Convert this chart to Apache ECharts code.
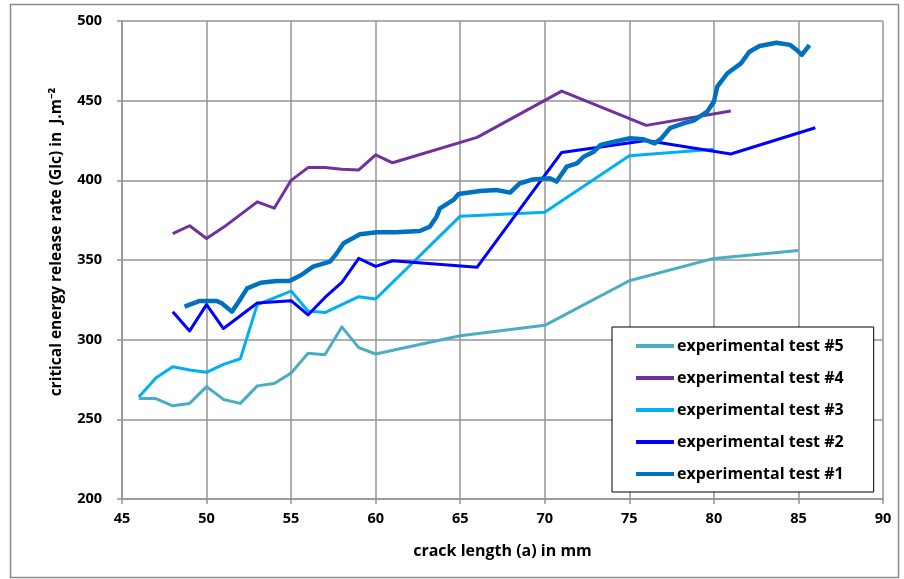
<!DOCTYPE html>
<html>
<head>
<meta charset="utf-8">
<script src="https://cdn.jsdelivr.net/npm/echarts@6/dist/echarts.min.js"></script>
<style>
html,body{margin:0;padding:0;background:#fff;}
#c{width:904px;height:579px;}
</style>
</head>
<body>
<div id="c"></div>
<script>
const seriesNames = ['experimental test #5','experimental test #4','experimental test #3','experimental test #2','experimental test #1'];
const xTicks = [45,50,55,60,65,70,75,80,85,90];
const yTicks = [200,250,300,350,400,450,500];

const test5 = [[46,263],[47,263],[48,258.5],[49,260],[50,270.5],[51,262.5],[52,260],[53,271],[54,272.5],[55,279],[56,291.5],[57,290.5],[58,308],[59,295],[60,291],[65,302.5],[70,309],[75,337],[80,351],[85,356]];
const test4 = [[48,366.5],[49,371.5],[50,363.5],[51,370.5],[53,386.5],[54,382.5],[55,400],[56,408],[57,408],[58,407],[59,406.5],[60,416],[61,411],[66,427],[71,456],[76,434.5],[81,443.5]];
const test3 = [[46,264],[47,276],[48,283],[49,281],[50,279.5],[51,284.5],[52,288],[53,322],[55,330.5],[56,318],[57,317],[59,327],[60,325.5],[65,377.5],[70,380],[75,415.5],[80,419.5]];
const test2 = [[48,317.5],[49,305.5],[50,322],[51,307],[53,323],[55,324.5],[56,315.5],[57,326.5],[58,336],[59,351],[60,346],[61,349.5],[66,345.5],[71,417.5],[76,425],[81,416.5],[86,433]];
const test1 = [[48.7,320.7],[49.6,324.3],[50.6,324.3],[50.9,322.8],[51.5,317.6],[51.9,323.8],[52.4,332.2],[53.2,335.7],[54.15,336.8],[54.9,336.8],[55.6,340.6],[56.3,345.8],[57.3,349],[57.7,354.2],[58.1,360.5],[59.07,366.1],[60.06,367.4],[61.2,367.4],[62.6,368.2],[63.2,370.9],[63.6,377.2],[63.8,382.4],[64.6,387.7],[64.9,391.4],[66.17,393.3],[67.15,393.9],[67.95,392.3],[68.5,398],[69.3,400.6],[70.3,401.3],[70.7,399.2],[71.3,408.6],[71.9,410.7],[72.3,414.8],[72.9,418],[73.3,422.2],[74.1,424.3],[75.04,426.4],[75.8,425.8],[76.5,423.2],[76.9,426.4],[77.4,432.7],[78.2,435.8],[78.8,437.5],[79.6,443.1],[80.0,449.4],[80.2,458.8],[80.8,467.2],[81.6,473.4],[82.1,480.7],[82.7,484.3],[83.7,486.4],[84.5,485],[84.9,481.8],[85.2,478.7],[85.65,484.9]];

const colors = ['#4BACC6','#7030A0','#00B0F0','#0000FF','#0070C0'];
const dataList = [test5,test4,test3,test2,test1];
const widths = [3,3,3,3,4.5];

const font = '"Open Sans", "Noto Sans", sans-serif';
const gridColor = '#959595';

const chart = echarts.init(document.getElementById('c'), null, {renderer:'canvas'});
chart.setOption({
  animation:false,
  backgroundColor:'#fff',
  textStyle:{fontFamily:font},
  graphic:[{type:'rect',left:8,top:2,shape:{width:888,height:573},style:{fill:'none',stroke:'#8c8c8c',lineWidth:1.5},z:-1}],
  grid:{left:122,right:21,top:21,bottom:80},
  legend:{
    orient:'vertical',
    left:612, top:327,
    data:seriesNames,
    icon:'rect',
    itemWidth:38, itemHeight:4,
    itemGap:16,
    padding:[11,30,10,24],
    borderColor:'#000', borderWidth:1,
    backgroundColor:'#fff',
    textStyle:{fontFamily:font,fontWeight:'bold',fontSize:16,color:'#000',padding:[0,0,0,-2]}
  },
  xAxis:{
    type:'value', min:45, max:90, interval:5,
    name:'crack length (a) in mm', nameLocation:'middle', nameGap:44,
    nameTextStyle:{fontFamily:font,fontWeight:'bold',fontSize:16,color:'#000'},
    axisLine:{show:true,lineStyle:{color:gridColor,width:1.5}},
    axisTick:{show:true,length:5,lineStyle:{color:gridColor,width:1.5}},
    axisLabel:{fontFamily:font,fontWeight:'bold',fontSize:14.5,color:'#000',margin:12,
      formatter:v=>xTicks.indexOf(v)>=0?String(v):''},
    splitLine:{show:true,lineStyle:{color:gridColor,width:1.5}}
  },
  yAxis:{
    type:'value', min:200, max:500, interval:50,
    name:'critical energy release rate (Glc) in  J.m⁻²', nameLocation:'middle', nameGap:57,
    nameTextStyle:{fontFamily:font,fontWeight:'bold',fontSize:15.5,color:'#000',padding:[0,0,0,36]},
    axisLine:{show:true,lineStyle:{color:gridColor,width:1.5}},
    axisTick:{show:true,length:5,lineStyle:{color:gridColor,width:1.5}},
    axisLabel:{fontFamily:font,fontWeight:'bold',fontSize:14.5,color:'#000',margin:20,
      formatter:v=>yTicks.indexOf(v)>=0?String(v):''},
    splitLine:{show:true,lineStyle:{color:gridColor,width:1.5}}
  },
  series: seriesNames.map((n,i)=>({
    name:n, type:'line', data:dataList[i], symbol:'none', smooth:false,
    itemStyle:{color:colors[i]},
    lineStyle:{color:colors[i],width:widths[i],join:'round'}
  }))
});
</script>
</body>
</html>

* * *

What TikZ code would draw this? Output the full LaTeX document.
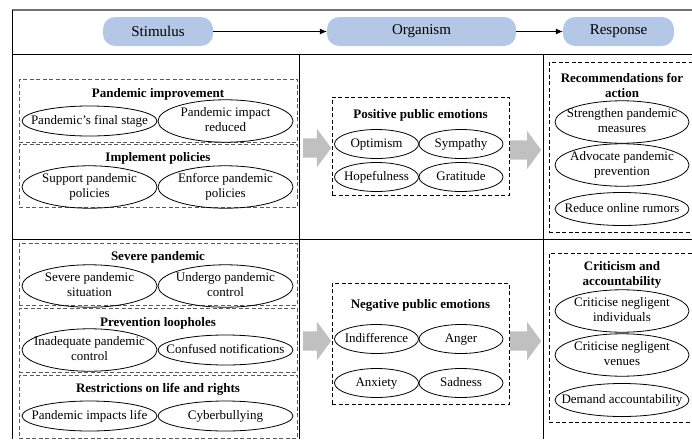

==

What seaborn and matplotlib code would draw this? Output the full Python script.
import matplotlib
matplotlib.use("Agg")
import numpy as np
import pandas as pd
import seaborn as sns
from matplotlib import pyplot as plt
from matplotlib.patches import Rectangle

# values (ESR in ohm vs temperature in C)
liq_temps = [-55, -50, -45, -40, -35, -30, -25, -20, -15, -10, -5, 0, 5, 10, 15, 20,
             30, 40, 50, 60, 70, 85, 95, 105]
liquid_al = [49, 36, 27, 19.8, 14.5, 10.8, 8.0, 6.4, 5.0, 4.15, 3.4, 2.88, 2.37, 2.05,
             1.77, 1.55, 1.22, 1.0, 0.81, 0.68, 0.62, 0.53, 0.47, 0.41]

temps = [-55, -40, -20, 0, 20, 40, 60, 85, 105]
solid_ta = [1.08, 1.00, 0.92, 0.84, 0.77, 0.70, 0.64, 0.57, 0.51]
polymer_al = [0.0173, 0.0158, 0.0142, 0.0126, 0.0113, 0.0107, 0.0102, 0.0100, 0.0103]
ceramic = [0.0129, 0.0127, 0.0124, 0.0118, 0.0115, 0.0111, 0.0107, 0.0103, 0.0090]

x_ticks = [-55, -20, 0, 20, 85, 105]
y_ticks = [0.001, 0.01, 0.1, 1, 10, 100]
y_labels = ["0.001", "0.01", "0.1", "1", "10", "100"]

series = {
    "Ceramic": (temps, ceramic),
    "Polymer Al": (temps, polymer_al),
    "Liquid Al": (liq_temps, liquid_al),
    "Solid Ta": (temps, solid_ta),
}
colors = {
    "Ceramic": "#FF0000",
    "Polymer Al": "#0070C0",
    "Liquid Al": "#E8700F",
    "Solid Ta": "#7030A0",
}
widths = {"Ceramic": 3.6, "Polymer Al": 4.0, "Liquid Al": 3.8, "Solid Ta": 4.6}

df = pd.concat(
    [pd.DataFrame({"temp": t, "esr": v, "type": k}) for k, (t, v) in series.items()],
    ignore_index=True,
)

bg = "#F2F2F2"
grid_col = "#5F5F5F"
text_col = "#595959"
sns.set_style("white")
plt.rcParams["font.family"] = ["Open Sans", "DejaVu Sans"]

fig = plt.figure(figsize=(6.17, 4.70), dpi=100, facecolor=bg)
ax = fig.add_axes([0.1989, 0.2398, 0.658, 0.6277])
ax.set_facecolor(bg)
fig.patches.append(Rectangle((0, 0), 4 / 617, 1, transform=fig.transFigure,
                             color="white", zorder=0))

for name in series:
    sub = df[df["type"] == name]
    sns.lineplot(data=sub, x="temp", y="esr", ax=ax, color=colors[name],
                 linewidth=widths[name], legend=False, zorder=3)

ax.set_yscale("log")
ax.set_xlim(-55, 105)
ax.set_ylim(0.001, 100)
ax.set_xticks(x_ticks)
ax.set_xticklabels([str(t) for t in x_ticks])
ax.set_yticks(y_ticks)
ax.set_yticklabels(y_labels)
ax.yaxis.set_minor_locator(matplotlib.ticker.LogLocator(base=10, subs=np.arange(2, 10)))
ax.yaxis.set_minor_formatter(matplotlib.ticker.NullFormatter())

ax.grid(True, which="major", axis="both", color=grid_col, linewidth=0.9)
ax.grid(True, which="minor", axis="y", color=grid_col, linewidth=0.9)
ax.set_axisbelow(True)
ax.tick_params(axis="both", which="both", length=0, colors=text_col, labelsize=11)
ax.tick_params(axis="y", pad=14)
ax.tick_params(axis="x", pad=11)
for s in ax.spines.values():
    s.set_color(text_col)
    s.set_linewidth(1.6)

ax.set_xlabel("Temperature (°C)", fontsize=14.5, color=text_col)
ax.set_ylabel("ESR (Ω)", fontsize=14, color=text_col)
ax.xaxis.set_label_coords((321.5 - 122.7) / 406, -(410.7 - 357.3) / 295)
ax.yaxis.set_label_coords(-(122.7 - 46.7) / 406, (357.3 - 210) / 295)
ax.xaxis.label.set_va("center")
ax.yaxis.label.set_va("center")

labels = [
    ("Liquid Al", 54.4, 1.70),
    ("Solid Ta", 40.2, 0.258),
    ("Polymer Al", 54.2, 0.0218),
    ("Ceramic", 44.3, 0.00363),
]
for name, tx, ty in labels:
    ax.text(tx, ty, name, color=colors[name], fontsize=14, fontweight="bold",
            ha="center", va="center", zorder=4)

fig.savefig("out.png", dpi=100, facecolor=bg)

What is asked » Give again, exactly as written above, every line from the one holding "Convert this chart to Apache ECharts code." to the one holding "const yTicks = [200,250,300,350,400,450,500];", with both ends kept and the pictures left out.

Output of the task »
Convert this chart to Apache ECharts code.
<!DOCTYPE html>
<html>
<head>
<meta charset="utf-8">
<script src="https://cdn.jsdelivr.net/npm/echarts@6/dist/echarts.min.js"></script>
<style>
html,body{margin:0;padding:0;background:#fff;}
#c{width:904px;height:579px;}
</style>
</head>
<body>
<div id="c"></div>
<script>
const seriesNames = ['experimental test #5','experimental test #4','experimental test #3','experimental test #2','experimental test #1'];
const xTicks = [45,50,55,60,65,70,75,80,85,90];
const yTicks = [200,250,300,350,400,450,500];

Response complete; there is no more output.